The adventures of Keltin Moore read a lot like London’s best adventure stories, only written as if they were inspired by Larry Correia’s Monster Hunter International series. The combination leads to a chilling story (in more ways than one) about a professional beast hunter and his companions on a quest to make some money and save a town from a beast that no one has survived. Still, everyone has seen the aftermath of its depredations.
They call it the Ghost of Lost Tap because it moves like a ghost. Or something supernatural. And no one has been able to catch it, certainly not the little band of shakedown artists calling themselves the Hunter Guild that has sprung up in the ramshackle boomtown of Lost Tap.
The story focuses on the character of Keltin Moore, the last of a long and storied family of professional beast hunters. Keltin learned his trade at his father’s knee, and like his father, is used to hunting alone. But in his second adventure, he is traveling with an apprentice, young Jaylocke, who needs to learn a trade to earn his place as an adult among his own people.
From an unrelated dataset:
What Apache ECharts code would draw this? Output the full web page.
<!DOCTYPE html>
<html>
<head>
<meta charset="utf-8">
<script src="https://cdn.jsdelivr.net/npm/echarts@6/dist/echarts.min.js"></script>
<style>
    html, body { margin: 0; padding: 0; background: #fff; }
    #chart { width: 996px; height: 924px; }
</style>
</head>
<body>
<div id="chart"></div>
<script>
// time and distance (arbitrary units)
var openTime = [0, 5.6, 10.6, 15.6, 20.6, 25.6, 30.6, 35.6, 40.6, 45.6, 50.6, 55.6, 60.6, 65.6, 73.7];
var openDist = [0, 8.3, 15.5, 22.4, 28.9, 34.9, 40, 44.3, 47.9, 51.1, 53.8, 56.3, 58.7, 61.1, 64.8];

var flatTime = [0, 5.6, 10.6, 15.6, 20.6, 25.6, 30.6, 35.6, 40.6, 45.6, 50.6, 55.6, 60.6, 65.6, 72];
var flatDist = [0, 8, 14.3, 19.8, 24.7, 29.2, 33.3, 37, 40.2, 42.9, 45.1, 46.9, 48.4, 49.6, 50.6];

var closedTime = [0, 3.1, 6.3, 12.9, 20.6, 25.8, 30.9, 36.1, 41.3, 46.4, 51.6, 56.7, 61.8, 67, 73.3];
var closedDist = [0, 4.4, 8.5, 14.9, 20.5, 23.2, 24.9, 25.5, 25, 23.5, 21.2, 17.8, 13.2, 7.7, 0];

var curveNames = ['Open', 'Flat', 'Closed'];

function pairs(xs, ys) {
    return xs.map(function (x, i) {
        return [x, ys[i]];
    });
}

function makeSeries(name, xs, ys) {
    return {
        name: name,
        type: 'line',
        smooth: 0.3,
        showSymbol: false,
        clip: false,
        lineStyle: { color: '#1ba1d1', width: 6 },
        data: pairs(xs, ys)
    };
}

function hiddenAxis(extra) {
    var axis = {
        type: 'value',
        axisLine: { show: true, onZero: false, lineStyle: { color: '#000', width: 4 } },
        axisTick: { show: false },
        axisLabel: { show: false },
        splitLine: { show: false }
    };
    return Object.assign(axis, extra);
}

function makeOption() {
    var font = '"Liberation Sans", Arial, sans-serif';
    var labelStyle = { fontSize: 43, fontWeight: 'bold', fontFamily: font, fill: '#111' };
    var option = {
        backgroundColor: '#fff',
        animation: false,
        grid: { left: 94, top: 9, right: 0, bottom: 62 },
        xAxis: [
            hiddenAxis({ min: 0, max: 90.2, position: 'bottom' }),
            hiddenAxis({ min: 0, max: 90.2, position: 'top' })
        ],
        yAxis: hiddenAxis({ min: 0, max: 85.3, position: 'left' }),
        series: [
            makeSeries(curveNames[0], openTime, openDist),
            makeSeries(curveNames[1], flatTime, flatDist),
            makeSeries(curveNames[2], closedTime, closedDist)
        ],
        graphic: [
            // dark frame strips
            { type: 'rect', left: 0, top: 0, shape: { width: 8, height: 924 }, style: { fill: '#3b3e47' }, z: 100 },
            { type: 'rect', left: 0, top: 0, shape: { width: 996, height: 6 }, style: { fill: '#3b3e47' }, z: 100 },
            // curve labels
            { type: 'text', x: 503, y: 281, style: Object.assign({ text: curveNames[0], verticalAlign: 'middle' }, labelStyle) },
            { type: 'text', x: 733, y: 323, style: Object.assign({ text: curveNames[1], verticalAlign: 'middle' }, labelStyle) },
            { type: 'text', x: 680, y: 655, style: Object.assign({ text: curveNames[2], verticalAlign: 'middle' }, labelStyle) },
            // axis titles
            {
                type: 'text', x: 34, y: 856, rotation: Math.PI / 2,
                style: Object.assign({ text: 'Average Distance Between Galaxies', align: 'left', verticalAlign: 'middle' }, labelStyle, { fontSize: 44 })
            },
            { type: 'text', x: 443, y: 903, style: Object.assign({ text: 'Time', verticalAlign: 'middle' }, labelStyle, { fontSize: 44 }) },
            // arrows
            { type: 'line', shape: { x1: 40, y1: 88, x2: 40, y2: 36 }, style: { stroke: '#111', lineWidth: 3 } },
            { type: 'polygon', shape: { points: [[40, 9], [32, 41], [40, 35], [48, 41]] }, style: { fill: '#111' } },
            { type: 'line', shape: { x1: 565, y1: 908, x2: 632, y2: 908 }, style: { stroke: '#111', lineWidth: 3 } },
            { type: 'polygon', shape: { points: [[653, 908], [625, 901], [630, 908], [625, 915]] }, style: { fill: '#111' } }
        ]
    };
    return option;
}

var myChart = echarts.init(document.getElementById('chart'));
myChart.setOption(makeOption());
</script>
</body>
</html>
In Lost Tap, Keltin and Jaylocke band together with old friends that they fought with in the first book of Keltin’s adventures, The Beast Hunter. While they hunt the “Ghost,” Keltin finds himself meditating on the nature of leadership, his need to be alone versus his understanding that he needs others to bring down this unstoppable beast, and his feelings of responsibility to those under his care – and in his heart.
Keltin is a fascinating character. This second installment of the series provides a thoughtful and thought-provoking perspective on his profession, his responsibilities as a leader, and his desire to save people, often from their own mistakes.
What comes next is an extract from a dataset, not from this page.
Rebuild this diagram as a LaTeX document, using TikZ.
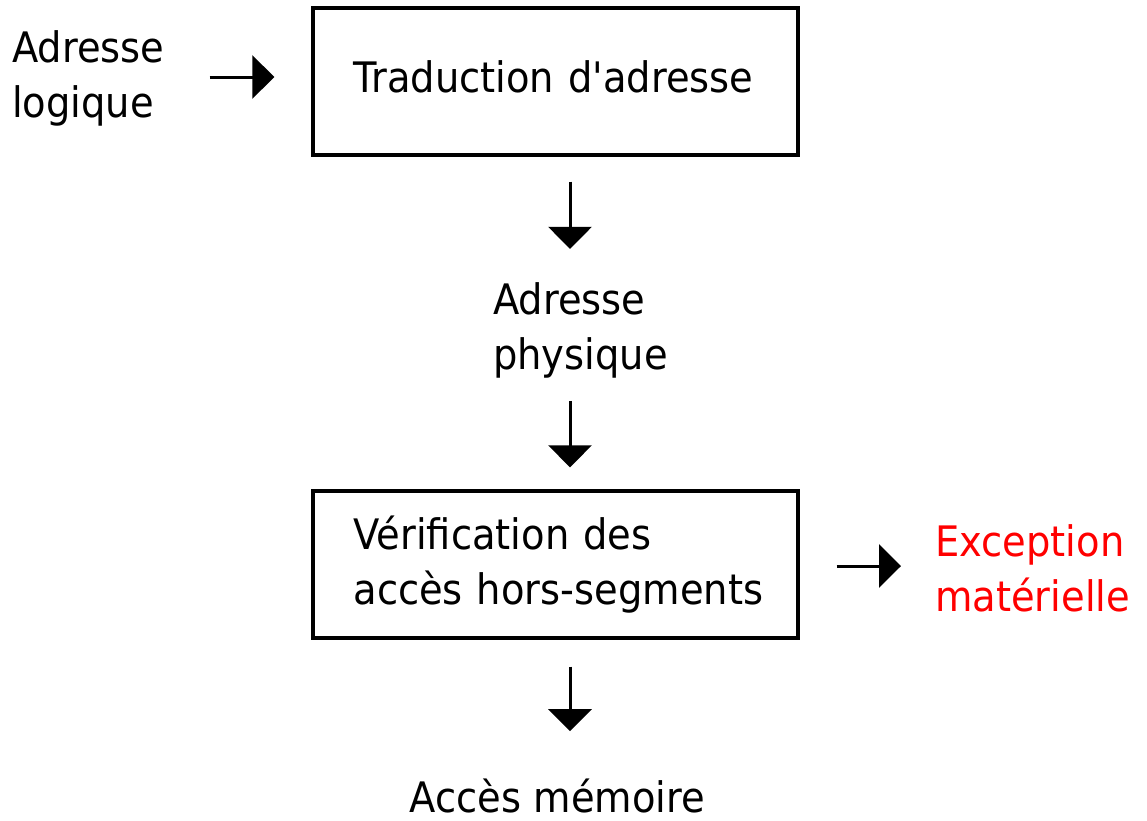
\documentclass[tikz,border=0pt]{standalone}
\usepackage{fontspec}
\setmainfont{DejaVu Sans}[FakeStretch=0.915, Ligatures=TeXOff]
\usetikzlibrary{arrows.meta}
\begin{document}
\begin{tikzpicture}[x=1pt,y=-1pt,
  every node/.style={font=\fontsize{42}{55}\selectfont, inner sep=0pt},
  stage/.style={draw, line width=3.3pt, minimum width=485pt, minimum height=147pt,
    text width=404pt, inner xsep=40.5pt, align=left},
  label/.style={align=left},
  flow/.style={line width=3pt, -{Triangle[length=22pt,width=43pt]}}]
\useasboundingbox (0,0) rectangle (1147,820);

% vertical line on which the downward arrows sit
\coordinate (col) at (570,0);

% multi-line labels are placed by the baseline of their last line
\node[label, anchor=base west] (logique) at (12,117) {Adresse\\logique};
\node[stage, text height=31pt, text depth=10pt] (trad) at (555.5,81.5) {\mbox{Traduction d'adresse}};
\node[label, anchor=base west] (physique) at (493,369) {Adresse\\physique};
\node[stage] (verif) at (555.5,564.5) {Vérification des\\\mbox{accès hors-segments}};
\node[label, anchor=base west, text=red] (exc) at (935,611) {Exception\\matérielle};
\node[anchor=base] (memoire) at (557.5,812) {Accès mémoire};

\draw[flow, shorten <=45pt, shorten >=37pt]
  ([yshift=4.5pt]logique.east |- trad.west) -- ([yshift=4.5pt]trad.west);
\draw[flow, shorten <=25pt, shorten >=33pt] (trad.south -| col) -- (physique.north -| col);
\draw[flow, shorten <=23pt, shorten >=22pt] (physique.south -| col) -- (verif.north -| col);
\draw[flow, shorten <=37pt, shorten >=34pt]
  ([yshift=-1.5pt]verif.east) -- ([yshift=-1.5pt]verif.east -| exc.west);
\draw[flow, shorten <=27pt, shorten >=47pt] (verif.south -| col) -- (memoire.north -| col);
\end{tikzpicture}
\end{document}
At the same time, the world that Keltin inhabits, as much as it will remind readers of London’s tales of the Klondike, is a fantasy world and not London’s historical one. Except for the beasts themselves, with atypical and strangely asymmetric biology, there is little magic in this world or not that is seen in this story.
Beasts are killed with guns, not spells. No matter how unnatural they seem, a bullet to the brain, once Keltin manages to determine where a beast’s brain actually is, kills them just fine. But the places Keltin refers to, and the sentient nonhumans that he meets and befriends, remind the reader that this is a different world with its own history.
While these reminders are not enough to make the reader feel they have missed too much by starting with this second book in the series, they do serve to tease the reader that there are stories yet to be told. We love this adventure/fantasy so much, we happily recommend readers to start with the first book in the series and then move on.
Into the North: A Keltin Moore Adventure by Lindsay Schopfer is such a terrific story on its own that readers will feel compelled to pick up the other stories just to catch up on all the action! Highly recommended.
Into the North: A Keltin Moore Adventure won First Place in the CIBA 2018 OZMA Awards for Fantasy Fiction.